* **Problem details**: Below are entries. Copy exactly the lines running from the line that holds "Clone this chart in seaborn and matplotlib." to the line that holds "ax.spines[side].set_linewidth(1.2)", with both ends included.
[Given records start]
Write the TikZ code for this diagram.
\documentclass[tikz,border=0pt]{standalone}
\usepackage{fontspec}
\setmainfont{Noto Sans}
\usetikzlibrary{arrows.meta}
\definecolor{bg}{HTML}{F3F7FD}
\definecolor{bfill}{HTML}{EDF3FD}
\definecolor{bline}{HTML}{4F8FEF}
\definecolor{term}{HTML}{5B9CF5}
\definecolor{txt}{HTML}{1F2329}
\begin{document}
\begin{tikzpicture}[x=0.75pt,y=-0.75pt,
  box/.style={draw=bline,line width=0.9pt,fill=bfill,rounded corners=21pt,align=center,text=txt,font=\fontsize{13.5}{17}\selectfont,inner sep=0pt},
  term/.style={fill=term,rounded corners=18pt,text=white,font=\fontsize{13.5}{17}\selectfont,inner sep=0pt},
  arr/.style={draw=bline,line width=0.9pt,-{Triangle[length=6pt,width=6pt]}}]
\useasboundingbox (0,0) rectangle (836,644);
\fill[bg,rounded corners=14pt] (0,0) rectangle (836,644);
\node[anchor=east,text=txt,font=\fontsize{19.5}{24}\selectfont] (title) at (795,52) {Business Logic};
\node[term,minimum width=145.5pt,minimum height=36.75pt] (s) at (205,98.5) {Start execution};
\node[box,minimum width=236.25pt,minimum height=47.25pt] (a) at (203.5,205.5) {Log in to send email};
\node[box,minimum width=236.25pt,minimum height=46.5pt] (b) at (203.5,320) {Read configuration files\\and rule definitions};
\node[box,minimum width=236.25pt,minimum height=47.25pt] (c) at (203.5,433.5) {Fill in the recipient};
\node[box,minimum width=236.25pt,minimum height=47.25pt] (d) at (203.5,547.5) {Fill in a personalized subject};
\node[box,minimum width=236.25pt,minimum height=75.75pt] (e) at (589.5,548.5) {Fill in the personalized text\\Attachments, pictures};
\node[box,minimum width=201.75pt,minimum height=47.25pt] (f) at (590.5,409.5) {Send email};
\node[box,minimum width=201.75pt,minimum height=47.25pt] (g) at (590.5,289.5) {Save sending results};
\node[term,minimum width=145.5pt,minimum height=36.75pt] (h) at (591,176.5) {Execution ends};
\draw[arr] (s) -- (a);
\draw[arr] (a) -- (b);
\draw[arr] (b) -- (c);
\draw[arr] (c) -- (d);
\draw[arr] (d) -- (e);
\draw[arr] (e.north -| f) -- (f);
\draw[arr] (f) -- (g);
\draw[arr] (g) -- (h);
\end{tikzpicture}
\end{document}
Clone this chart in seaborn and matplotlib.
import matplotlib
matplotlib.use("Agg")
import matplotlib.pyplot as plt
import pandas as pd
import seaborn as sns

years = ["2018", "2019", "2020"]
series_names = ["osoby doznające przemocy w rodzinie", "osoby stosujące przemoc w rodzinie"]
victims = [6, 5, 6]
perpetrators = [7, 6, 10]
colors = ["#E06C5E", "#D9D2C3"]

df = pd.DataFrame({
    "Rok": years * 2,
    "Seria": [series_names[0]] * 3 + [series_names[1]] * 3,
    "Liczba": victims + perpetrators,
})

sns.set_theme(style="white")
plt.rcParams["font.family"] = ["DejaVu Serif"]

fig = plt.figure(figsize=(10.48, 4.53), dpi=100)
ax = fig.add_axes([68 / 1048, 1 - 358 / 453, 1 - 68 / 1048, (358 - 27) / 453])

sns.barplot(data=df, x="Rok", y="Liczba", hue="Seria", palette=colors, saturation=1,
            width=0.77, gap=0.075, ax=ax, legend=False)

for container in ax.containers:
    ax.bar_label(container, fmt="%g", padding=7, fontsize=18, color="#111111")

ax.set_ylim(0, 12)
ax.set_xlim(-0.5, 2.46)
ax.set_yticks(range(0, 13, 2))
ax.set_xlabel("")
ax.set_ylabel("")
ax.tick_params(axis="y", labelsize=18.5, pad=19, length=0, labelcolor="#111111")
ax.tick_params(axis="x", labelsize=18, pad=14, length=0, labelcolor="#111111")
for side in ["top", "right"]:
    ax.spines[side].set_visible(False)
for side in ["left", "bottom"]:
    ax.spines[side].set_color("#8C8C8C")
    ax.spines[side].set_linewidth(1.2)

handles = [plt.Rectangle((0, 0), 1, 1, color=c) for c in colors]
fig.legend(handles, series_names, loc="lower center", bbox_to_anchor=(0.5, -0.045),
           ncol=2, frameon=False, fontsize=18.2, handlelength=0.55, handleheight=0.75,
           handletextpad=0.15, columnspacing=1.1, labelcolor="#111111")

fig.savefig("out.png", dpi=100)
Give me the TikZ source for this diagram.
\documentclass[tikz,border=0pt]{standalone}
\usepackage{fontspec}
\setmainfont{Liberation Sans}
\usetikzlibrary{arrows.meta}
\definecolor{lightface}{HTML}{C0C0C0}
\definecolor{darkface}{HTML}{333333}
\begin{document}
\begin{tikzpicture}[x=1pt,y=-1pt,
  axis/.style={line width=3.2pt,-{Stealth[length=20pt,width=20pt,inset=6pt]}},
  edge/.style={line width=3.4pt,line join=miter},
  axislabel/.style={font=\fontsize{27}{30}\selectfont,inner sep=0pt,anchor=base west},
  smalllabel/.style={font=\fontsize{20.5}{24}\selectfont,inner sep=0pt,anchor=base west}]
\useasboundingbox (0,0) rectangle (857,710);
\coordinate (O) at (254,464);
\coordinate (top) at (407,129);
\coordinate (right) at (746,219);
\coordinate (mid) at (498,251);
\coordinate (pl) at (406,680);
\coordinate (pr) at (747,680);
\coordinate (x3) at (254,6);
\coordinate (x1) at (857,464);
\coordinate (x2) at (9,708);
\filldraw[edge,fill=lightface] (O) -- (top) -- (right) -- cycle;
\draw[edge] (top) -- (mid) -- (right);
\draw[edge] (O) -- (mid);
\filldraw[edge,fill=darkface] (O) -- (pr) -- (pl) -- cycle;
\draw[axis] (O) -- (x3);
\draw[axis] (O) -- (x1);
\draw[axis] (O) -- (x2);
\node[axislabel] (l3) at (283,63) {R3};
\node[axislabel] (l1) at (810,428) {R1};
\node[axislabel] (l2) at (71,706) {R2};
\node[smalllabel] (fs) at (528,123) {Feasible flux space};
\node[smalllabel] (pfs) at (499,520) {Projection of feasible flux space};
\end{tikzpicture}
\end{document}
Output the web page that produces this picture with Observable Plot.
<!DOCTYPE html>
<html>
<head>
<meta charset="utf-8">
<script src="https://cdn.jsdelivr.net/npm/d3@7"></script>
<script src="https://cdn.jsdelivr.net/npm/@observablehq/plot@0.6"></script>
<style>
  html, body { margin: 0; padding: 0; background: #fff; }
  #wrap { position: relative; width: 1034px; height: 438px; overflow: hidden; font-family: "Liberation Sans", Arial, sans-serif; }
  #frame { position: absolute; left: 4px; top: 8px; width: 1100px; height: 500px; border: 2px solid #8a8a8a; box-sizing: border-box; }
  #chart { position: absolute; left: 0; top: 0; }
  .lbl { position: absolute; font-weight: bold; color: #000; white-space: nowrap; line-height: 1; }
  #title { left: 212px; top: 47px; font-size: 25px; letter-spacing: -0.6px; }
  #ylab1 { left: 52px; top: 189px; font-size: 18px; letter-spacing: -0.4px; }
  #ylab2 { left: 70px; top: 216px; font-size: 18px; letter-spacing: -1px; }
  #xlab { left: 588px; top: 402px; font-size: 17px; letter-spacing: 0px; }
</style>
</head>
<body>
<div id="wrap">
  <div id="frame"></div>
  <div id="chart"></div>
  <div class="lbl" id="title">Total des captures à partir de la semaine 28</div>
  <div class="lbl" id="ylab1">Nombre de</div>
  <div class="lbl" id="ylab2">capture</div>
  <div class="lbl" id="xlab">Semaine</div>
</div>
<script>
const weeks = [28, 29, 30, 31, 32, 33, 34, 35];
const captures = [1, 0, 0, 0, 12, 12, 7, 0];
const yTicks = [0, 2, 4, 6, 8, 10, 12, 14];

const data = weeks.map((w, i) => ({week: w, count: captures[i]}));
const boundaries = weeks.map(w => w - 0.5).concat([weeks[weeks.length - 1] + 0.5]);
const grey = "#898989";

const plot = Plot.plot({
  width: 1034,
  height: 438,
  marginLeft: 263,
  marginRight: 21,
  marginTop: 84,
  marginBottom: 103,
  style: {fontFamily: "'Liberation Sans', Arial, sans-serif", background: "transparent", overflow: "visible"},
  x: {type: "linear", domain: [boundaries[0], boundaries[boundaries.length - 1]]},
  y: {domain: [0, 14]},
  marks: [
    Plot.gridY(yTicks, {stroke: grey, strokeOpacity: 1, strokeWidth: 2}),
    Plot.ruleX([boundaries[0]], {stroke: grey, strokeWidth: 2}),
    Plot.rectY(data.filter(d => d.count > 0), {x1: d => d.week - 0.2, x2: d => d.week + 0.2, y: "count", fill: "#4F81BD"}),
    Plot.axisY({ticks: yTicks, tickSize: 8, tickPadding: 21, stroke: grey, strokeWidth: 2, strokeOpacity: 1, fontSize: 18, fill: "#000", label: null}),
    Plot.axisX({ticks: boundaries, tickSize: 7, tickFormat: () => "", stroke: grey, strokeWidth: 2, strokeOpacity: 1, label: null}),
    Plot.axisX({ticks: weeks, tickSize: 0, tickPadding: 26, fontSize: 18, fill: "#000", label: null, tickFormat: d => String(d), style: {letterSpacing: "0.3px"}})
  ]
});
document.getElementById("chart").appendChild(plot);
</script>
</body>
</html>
[Given records end]
* **Result for this task**:
Clone this chart in seaborn and matplotlib.
import matplotlib
matplotlib.use("Agg")
import matplotlib.pyplot as plt
import pandas as pd
import seaborn as sns

years = ["2018", "2019", "2020"]
series_names = ["osoby doznające przemocy w rodzinie", "osoby stosujące przemoc w rodzinie"]
victims = [6, 5, 6]
perpetrators = [7, 6, 10]
colors = ["#E06C5E", "#D9D2C3"]

df = pd.DataFrame({
    "Rok": years * 2,
    "Seria": [series_names[0]] * 3 + [series_names[1]] * 3,
    "Liczba": victims + perpetrators,
})

sns.set_theme(style="white")
plt.rcParams["font.family"] = ["DejaVu Serif"]

fig = plt.figure(figsize=(10.48, 4.53), dpi=100)
ax = fig.add_axes([68 / 1048, 1 - 358 / 453, 1 - 68 / 1048, (358 - 27) / 453])

sns.barplot(data=df, x="Rok", y="Liczba", hue="Seria", palette=colors, saturation=1,
            width=0.77, gap=0.075, ax=ax, legend=False)

for container in ax.containers:
    ax.bar_label(container, fmt="%g", padding=7, fontsize=18, color="#111111")

ax.set_ylim(0, 12)
ax.set_xlim(-0.5, 2.46)
ax.set_yticks(range(0, 13, 2))
ax.set_xlabel("")
ax.set_ylabel("")
ax.tick_params(axis="y", labelsize=18.5, pad=19, length=0, labelcolor="#111111")
ax.tick_params(axis="x", labelsize=18, pad=14, length=0, labelcolor="#111111")
for side in ["top", "right"]:
    ax.spines[side].set_visible(False)
for side in ["left", "bottom"]:
    ax.spines[side].set_color("#8C8C8C")
    ax.spines[side].set_linewidth(1.2)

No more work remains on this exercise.